We need to fix things before all this music-making has an uplifting social impact in any meaningful degree—but that’s not an impossible dream. Imagine the results if these thousands of neglected songs actually created thousands of social connections, even on just a local level. We don’t have the infrastructure for that today—but we could create it.
If we view things in this manner, the abundance of songs is not so alarming. It’s only the current context that makes everything so ugly. Many of these musicians have been encouraged in a pursuit of stardom by a broken culture that can never deliver even a fraction of what it promises. But if the larger context were healthier, an abundance of music-making is not a bad thing.
The only starting point is for the institutional and organizational leaders in music to turn their gaze away, even for just a moment, from the superstars on stage or fashionable grant-guzzling elites. Instead they need to take a long, hard look at the audience. They may not like what they see there, but that’s where the battle has to be fought and won. If, despite all this, they keep growing supply without worrying about demand, they’re just adding more tribbles—and to the detriment of both musicians and listeners.
“every field of creative expression is drowning in an over-abundance of offerings. “
So True!
It would be interesting to see the number of publications in any scientific discipline in one year.
We are drowning in information, yet we are starving for knowledge.
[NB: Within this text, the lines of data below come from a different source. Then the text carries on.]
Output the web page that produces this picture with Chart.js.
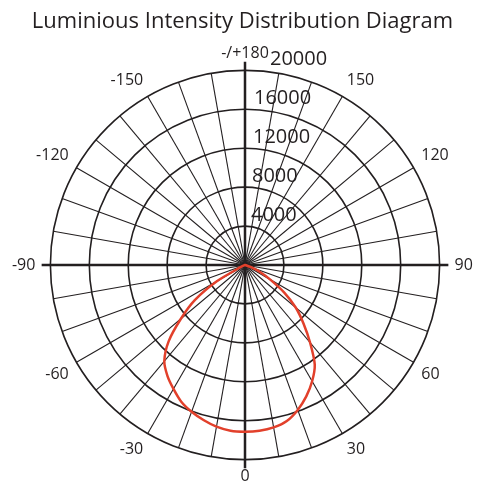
<!DOCTYPE html>
<html>
<head>
<meta charset="utf-8">
<script src="https://cdn.jsdelivr.net/npm/chart.js@4.4.0/dist/chart.umd.min.js"></script>
<style>
  html, body { margin: 0; padding: 0; background: #fff; }
</style>
</head>
<body>
<canvas id="chart" width="477" height="485"></canvas>
<script>
// Angles (deg), clockwise from the top of the diagram: 180 at top, 90 right, 0 bottom, -90 left
const angles = [
  180, 175, 170, 165, 160, 155, 150, 145, 140, 135, 130, 125,
  120, 115, 110, 105, 100, 95, 90, 85, 80, 75, 70, 65,
  60, 55, 50, 45, 40, 35, 30, 25, 20, 15, 10, 5,
  0, -5, -10, -15, -20, -25, -30, -35, -40, -45, -50, -55,
  -60, -65, -70, -75, -80, -85, -90, -95, -100, -105, -110, -115,
  -120, -125, -130, -135, -140, -145, -150, -155, -160, -165, -170, -175
];

// Luminous intensity (cd) at each angle above
const intensity = [
  0, 0, 0, 0, 0, 0, 0, 0, 0, 0, 0, 0,
  0, 0, 0, 0, 0, 0, 0, 0, 0, 100, 600, 1700,
  3000, 4900, 6800, 8500, 10400, 12500, 13800, 14900, 15850, 16600, 16950, 17100,
  17130, 17100, 16870, 16490, 16050, 15500, 14700, 13900, 12900, 11100, 8600, 6300,
  3300, 400, 0, 0, 0, 0, 0, 0, 0, 0, 0, 0,
  0, 0, 0, 0, 0, 0, 0, 0, 0, 0, 0, 0
];

const tickValues = [4000, 8000, 12000, 16000, 20000];

const FONT = "'Open Sans', 'Liberation Sans', sans-serif";
const INK = "#231f20";

// main axes (0/180 and -90/90) drawn a bit past the outer ring, plus the ring values
const polarExtras = {
  id: "polarExtras",
  beforeDatasetsDraw(chart) {
    const s = chart.scales.r;
    const ctx = chart.ctx;
    const ext = s.max * 1.045;
    const p = [180, 0, 90, -90].map(a => s.getPointPositionForValue(angles.indexOf(a), ext));
    ctx.save();
    ctx.strokeStyle = INK;
    ctx.lineWidth = 2.5;
    ctx.beginPath();
    ctx.moveTo(p[0].x, p[0].y);
    ctx.lineTo(p[1].x, p[1].y);
    ctx.moveTo(p[2].x, p[2].y);
    ctx.lineTo(p[3].x, p[3].y);
    ctx.stroke();
    ctx.restore();
  },
  afterDraw(chart) {
    const s = chart.scales.r;
    const ctx = chart.ctx;
    ctx.save();
    ctx.font = "20px " + FONT;
    ctx.fillStyle = INK;
    ctx.textAlign = "left";
    ctx.textBaseline = "middle";
    tickValues.forEach(v => {
      const r = s.getDistanceFromCenterForValue(v);
      const dx = v === s.max ? 25 : 5 + v / 4000;
      ctx.fillText(String(v), s.xCenter + dx, s.yCenter - r - 11);
    });
    ctx.restore();
  }
};

new Chart(document.getElementById("chart"), {
  type: "radar",
  data: {
    labels: angles,
    datasets: [{
      data: intensity,
      borderColor: "#e2402b",
      borderWidth: 2.5,
      pointRadius: 0,
      fill: false,
      tension: 0.25
    }]
  },
  options: {
    responsive: false,
    animation: false,
    layout: { padding: { left: 8 } },
    plugins: {
      legend: { display: false },
      tooltip: { enabled: false },
      title: {
        display: true,
        text: "Luminious Intensity Distribution Diagram",
        color: INK,
        font: { family: FONT, size: 22, weight: "normal" },
        padding: { top: 9, bottom: 10 }
      }
    },
    scales: {
      r: {
        min: 0,
        max: 20000,
        startAngle: 0,
        ticks: { display: false, stepSize: 4000 },
        grid: { circular: true, color: INK, lineWidth: 1.6 },
        angleLines: {
          color: INK,
          lineWidth: ctx => angles[ctx.index] % 10 === 0 ? 1.1 : 0
        },
        pointLabels: {
          color: INK,
          font: { family: FONT, size: 16, lineHeight: 1 },
          padding: ctx => Math.abs(angles[ctx.index]) === 90 ? 15 : 9,
          callback: (label) => {
            if (label % 30 !== 0) return "";
            return label === 180 ? "-/+180" : String(label);
          }
        }
      }
    }
  },
  plugins: [polarExtras]
});
</script>
</body>
</html>
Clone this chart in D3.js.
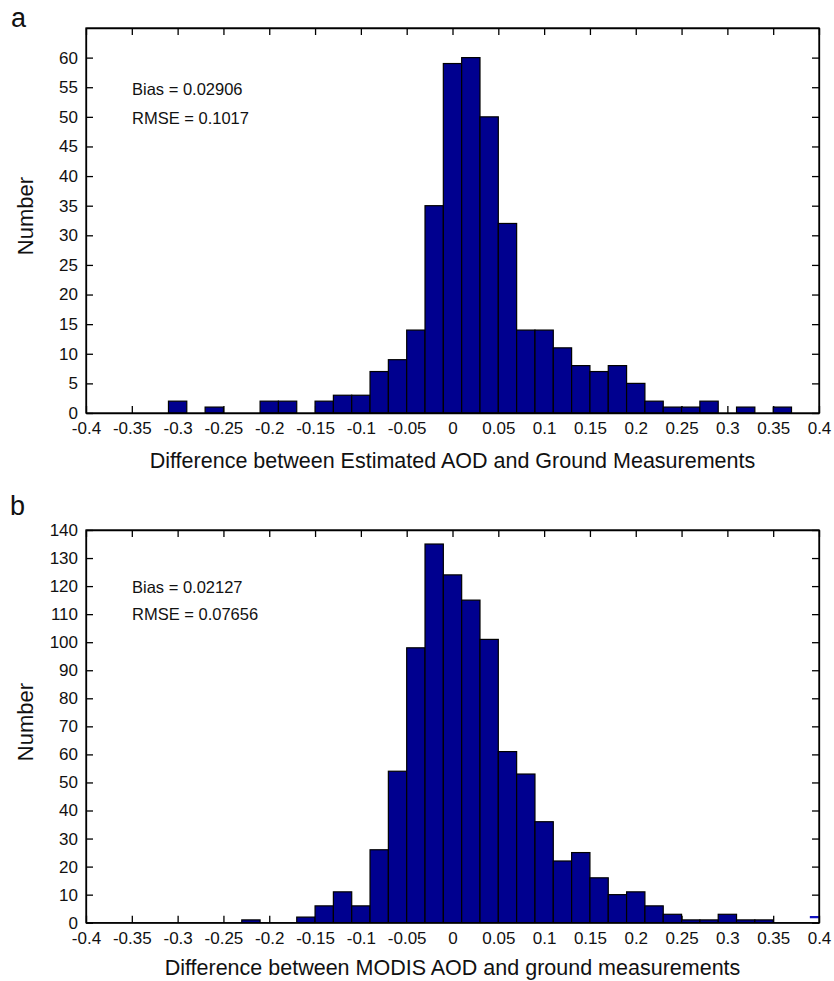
<!DOCTYPE html>
<html>
<head>
<meta charset="utf-8">
<script src="https://cdn.jsdelivr.net/npm/d3@7"></script>
<style>
  html, body { margin: 0; padding: 0; background: #fff; }
  svg { display: block; font-family: "Liberation Sans", Arial, Helvetica, sans-serif; }
</style>
</head>
<body>
<svg id="chart" width="834" height="981"></svg>
<script>
// ---------- data ----------
const aBinCenters = [-0.30,-0.28,-0.26,-0.24,-0.22,-0.20,-0.18,-0.16,-0.14,-0.12,-0.10,-0.08,-0.06,-0.04,-0.02,0.00,0.02,0.04,0.06,0.08,0.10,0.12,0.14,0.16,0.18,0.20,0.22,0.24,0.26,0.28,0.30,0.32,0.34,0.36];
const aCounts     = [2,0,1,0,0,2,2,0,2,3,3,7,9,14,35,59,60,50,32,14,14,11,8,7,8,5,2,1,1,2,0,1,0,1];

const bBinCenters = [-0.22,-0.20,-0.18,-0.16,-0.14,-0.12,-0.10,-0.08,-0.06,-0.04,-0.02,0.00,0.02,0.04,0.06,0.08,0.10,0.12,0.14,0.16,0.18,0.20,0.22,0.24,0.26,0.28,0.30,0.32,0.34];
const bCounts     = [1,0,0,2,6,11,6,26,54,98,135,124,115,101,61,53,36,22,25,16,10,11,6,3,1,1,3,1,1];
// bin at 0.40 that is clipped by the right edge of panel b (only its top edge shows)
const bClippedCenters = [0.40];
const bClippedCounts  = [2];

const binWidth = 0.02;

const xTicks = [-0.4,-0.35,-0.3,-0.25,-0.2,-0.15,-0.1,-0.05,0,0.05,0.1,0.15,0.2,0.25,0.3,0.35,0.4];
const xTickLabels = ["-0.4","-0.35","-0.3","-0.25","-0.2","-0.15","-0.1","-0.05","0","0.05","0.1","0.15","0.2","0.25","0.3","0.35","0.4"];
const aYTicks = [0,5,10,15,20,25,30,35,40,45,50,55,60];
const bYTicks = [0,10,20,30,40,50,60,70,80,90,100,110,120,130,140];

const aNotes = ["Bias = 0.02906", "RMSE = 0.1017"];
const bNotes = ["Bias = 0.02127", "RMSE = 0.07656"];
const aXLabel = "Difference between Estimated AOD and Ground Measurements";
const bXLabel = "Difference between MODIS AOD and ground measurements";
const yLabel = "Number";

// ---------- drawing ----------
const svg = d3.select("#chart");
const BAR = "#00008F";

function panel(opt) {
  const x = d3.scaleLinear().domain([-0.4, 0.4]).range([opt.left, opt.right]);
  const y = d3.scaleLinear().domain([0, opt.ymax]).range([opt.bottom, opt.top]);
  const g = svg.append("g");
  const clipId = "clip-" + opt.letter;
  svg.append("defs").append("clipPath").attr("id", clipId)
    .append("rect").attr("x", opt.left).attr("y", opt.top)
    .attr("width", opt.right - opt.left).attr("height", opt.bottom - opt.top);

  // axes with inward ticks
  const axB = g.append("g").attr("transform", `translate(0,${opt.bottom})`)
    .call(d3.axisBottom(x).tickValues(xTicks).tickFormat((d,i) => xTickLabels[i])
      .tickSizeInner(-7).tickSizeOuter(0).tickPadding(9));
  const axT = g.append("g").attr("transform", `translate(0,${opt.top})`)
    .call(d3.axisTop(x).tickValues(xTicks).tickFormat("").tickSizeInner(-7).tickSizeOuter(0));
  const axL = g.append("g").attr("transform", `translate(${opt.left},0)`)
    .call(d3.axisLeft(y).tickValues(opt.yTicks).tickFormat(d3.format("d"))
      .tickSizeInner(-7).tickSizeOuter(0).tickPadding(8));
  const axR = g.append("g").attr("transform", `translate(${opt.right},0)`)
    .call(d3.axisRight(y).tickValues(opt.yTicks).tickFormat("").tickSizeInner(-7).tickSizeOuter(0));
  [axB, axT, axL, axR].forEach(a => {
    a.selectAll("path.domain").attr("stroke", "#000").attr("stroke-width", 1.3);
    a.selectAll(".tick line").attr("stroke", "#000").attr("stroke-width", 1.3);
    a.selectAll(".tick text").attr("fill", "#111").style("font-size", "17px")
      .style("font-family", '"Liberation Sans", Arial, sans-serif');
  });

  // bars
  const data = opt.centers.map((c, i) => ({c, v: opt.counts[i]})).filter(d => d.v > 0);
  g.append("g").attr("clip-path", `url(#${clipId})`)
    .selectAll("rect").data(data).join("rect")
    .attr("x", d => x(d.c - binWidth / 2))
    .attr("width", d => x(d.c + binWidth / 2) - x(d.c - binWidth / 2))
    .attr("y", d => y(d.v))
    .attr("height", d => y(0) - y(d.v))
    .attr("fill", BAR).attr("stroke", "#000").attr("stroke-width", 1.2);

  if (opt.clipCenters) {
    const cd = opt.clipCenters.map((c, i) => ({c, v: opt.clipCounts[i]}));
    g.append("g").attr("clip-path", `url(#${clipId})`)
      .selectAll("line").data(cd).join("line")
      .attr("x1", d => x(d.c - binWidth / 2)).attr("x2", d => x(d.c + binWidth / 2))
      .attr("y1", d => y(d.v)).attr("y2", d => y(d.v))
      .attr("stroke", "#1010c0").attr("stroke-width", 2.2);
  }

  // frame on top
  g.append("rect").attr("x", opt.left).attr("y", opt.top)
    .attr("width", opt.right - opt.left).attr("height", opt.bottom - opt.top)
    .attr("fill", "none").attr("stroke", "#000").attr("stroke-width", 1.3);

  // annotations
  opt.notes.forEach((t, i) => {
    g.append("text").attr("x", 132).attr("y", opt.noteY[i]).text(t)
      .style("font-size", "16.5px").attr("fill", "#111");
  });

  // axis labels
  g.append("text").attr("x", (opt.left + opt.right) / 2).attr("y", opt.xLabelY)
    .attr("text-anchor", "middle").style("font-size", "21.5px").attr("fill", "#111").text(opt.xLabel);
  g.append("text").attr("transform", `translate(33,${opt.yLabelY}) rotate(-90)`)
    .attr("text-anchor", "middle").style("font-size", "22px").attr("fill", "#111").text(yLabel);

  // panel letter
  g.append("text").attr("x", opt.letterX).attr("y", opt.letterY)
    .style("font-size", "27px").attr("fill", "#111").text(opt.letter);
}

panel({
  letter: "a", letterX: 11, letterY: 27,
  left: 86, right: 819, top: 28, bottom: 413, ymax: 65,
  yTicks: aYTicks, centers: aBinCenters, counts: aCounts,
  notes: aNotes, noteY: [95, 124],
  xLabel: aXLabel, xLabelY: 468, yLabelY: 216
});

panel({
  letter: "b", letterX: 10, letterY: 515,
  left: 86, right: 819, top: 530, bottom: 922.7, ymax: 140,
  yTicks: bYTicks, centers: bBinCenters, counts: bCounts,
  clipCenters: bClippedCenters, clipCounts: bClippedCounts,
  notes: bNotes, noteY: [593, 620],
  xLabel: bXLabel, xLabelY: 975, yLabelY: 722
});
</script>
</body>
</html>
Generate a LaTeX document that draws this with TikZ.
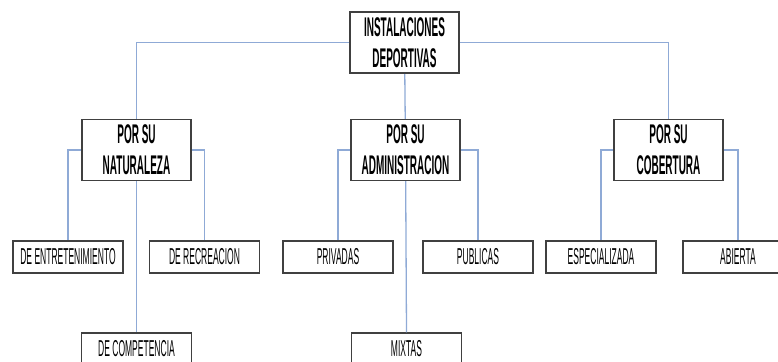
\documentclass[tikz,border=0pt]{standalone}
\usepackage{fontspec}
\setmainfont{Liberation Sans}[FakeStretch=0.37]
\definecolor{linkblue}{RGB}{143,170,214}
\tikzstyle{mainbox}=[rectangle,draw=black!75,line width=1.4pt,fill=white,minimum width=109pt,minimum height=61pt,inner sep=0pt,align=center,font=\bfseries\fontsize{27}{31}\selectfont]
\tikzstyle{leaf}=[rectangle,draw=black!75,line width=1.2pt,fill=white,minimum width=110pt,minimum height=32pt,inner sep=0pt,font=\fontsize{23}{24}\selectfont]
\tikzstyle{edge}=[draw,linkblue,line width=1.3pt,-]

\begin{document}
\begin{tikzpicture}[x=1pt,y=-1pt]
        \clip (0,0) rectangle (778,361);
        \useasboundingbox (0,0) rectangle (778,361);
        % links first, boxes on top
        \coordinate (t) at (404.5,42.5);
        \coordinate (n) at (136.5,150);
        \coordinate (a) at (405.5,150);
        \coordinate (c) at (668.5,150);
        \node[leaf] (n1) at (68,257) {DE ENTRETENIMIENTO};
        \node[leaf] (n2) at (204.5,257) {DE RECREACION};
        \node[leaf] (n3) at (136.5,349) {DE COMPETENCIA};
        \node[leaf] (a1) at (338,257) {PRIVADAS};
        \node[leaf] (a2) at (478,257) {PUBLICAS};
        \node[leaf] (a3) at (406.5,349) {MIXTAS};
        \node[leaf] (c1) at (601,257) {ESPECIALIZADA};
        \node[leaf] (c2) at (738,257) {ABIERTA};
        \path[edge] (t) -| (n);
        \path[edge] (t) -| (c);
        \path[edge] (t) -- (a);
        \path[edge] (n) -| (n1.north);
        \path[edge] (n) -| (n2.north);
        \path[edge] (n) -- (n3.north);
        \path[edge] (a) -| (a1.north);
        \path[edge] (a) -| (a2.north);
        \path[edge] (a) -- (a3.north);
        \path[edge] (c) -| (c1.north);
        \path[edge] (c) -| (c2.north);
        \node[mainbox] (top) at (t) {INSTALACIONES\\DEPORTIVAS};
        \node[mainbox] (nat) at (n) {POR SU\\NATURALEZA};
        \node[mainbox] (adm) at (a) {POR SU\\ADMINISTRACION};
        \node[mainbox] (cob) at (c) {POR SU\\COBERTURA};
    \end{tikzpicture}
\end{document}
As a musician who writes, records, and performs live, this helps sum up what I’ve been observing lately. My bandmates and I along with our producer - all people that I consider to be very, VERY talented and creative - work very hard to perfect our songs and our live performances. And the audiences we do get consistently shower is with praise for what they’ve just heard or seek from us. But sometimes releasing a ew song feels a bit like adding one drop of water to the ocean. Who cares?